• [OBJECTIVE] Each line from the top of the listing through the one holding "from matplotlib.patches import Patch" should be restated word for word, with nothing added and no pictures.

• [COLLECTED DATA]

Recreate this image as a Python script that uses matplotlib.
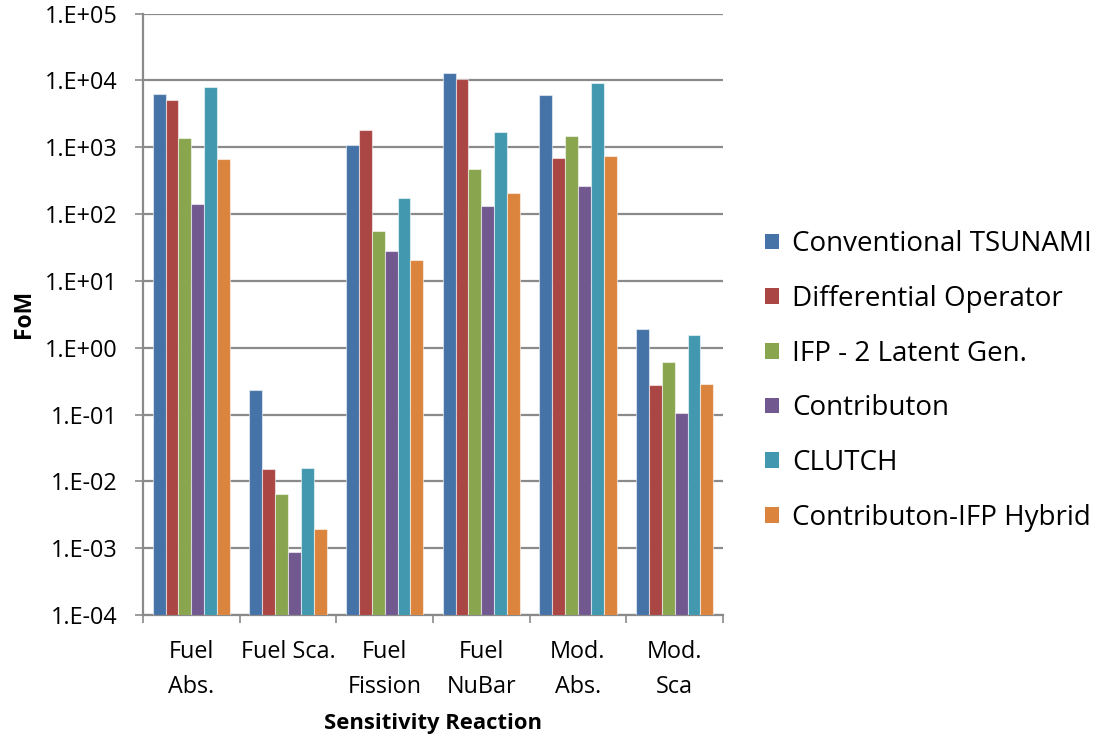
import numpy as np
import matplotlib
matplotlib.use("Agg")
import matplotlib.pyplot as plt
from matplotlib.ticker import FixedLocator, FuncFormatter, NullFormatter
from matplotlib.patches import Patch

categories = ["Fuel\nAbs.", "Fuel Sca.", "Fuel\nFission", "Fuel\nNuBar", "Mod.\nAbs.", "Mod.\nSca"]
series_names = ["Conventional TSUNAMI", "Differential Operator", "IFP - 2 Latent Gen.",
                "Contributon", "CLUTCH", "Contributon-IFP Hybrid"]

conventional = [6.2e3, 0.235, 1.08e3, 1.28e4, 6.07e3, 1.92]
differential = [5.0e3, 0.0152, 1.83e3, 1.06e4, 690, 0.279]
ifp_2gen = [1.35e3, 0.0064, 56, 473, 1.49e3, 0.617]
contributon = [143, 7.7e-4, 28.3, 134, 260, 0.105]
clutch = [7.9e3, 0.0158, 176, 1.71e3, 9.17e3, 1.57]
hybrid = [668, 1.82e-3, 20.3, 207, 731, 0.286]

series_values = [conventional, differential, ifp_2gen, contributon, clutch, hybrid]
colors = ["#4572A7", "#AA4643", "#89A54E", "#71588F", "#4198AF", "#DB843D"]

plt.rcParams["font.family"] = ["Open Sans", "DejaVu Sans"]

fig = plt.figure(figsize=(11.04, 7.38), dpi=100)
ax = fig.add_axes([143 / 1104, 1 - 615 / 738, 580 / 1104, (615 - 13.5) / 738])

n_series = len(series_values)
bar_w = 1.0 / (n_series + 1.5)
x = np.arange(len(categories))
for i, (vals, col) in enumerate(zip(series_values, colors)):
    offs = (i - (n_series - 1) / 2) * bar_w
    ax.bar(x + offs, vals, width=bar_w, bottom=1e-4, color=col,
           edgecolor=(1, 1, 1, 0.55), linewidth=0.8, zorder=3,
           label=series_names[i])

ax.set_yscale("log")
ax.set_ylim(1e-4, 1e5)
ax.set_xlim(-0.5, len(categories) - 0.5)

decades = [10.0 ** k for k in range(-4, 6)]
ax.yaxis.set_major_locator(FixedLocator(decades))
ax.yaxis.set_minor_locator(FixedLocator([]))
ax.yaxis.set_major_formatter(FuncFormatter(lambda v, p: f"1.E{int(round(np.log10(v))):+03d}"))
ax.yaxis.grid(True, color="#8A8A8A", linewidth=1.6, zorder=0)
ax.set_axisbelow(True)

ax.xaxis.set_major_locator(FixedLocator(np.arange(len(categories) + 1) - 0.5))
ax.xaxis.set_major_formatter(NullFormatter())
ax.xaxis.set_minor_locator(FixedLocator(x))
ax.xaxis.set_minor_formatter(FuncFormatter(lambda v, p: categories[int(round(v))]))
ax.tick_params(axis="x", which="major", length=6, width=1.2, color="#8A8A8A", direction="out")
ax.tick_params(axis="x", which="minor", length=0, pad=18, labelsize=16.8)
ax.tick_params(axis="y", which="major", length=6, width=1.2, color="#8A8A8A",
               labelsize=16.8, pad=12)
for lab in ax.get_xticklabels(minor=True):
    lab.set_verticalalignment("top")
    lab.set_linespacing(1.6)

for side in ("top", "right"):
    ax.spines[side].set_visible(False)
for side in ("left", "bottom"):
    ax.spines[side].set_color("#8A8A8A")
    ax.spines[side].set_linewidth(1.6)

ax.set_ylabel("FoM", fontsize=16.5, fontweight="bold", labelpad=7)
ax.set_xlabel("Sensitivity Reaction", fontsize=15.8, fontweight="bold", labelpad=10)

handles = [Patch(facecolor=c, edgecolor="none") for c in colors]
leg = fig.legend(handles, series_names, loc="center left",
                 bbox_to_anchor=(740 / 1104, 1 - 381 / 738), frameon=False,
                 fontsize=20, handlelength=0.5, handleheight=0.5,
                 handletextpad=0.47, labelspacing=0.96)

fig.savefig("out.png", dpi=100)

• [RESULT OF THIS EXERCISE]
Recreate this image as a Python script that uses matplotlib.
import numpy as np
import matplotlib
matplotlib.use("Agg")
import matplotlib.pyplot as plt
from matplotlib.ticker import FixedLocator, FuncFormatter, NullFormatter
from matplotlib.patches import Patch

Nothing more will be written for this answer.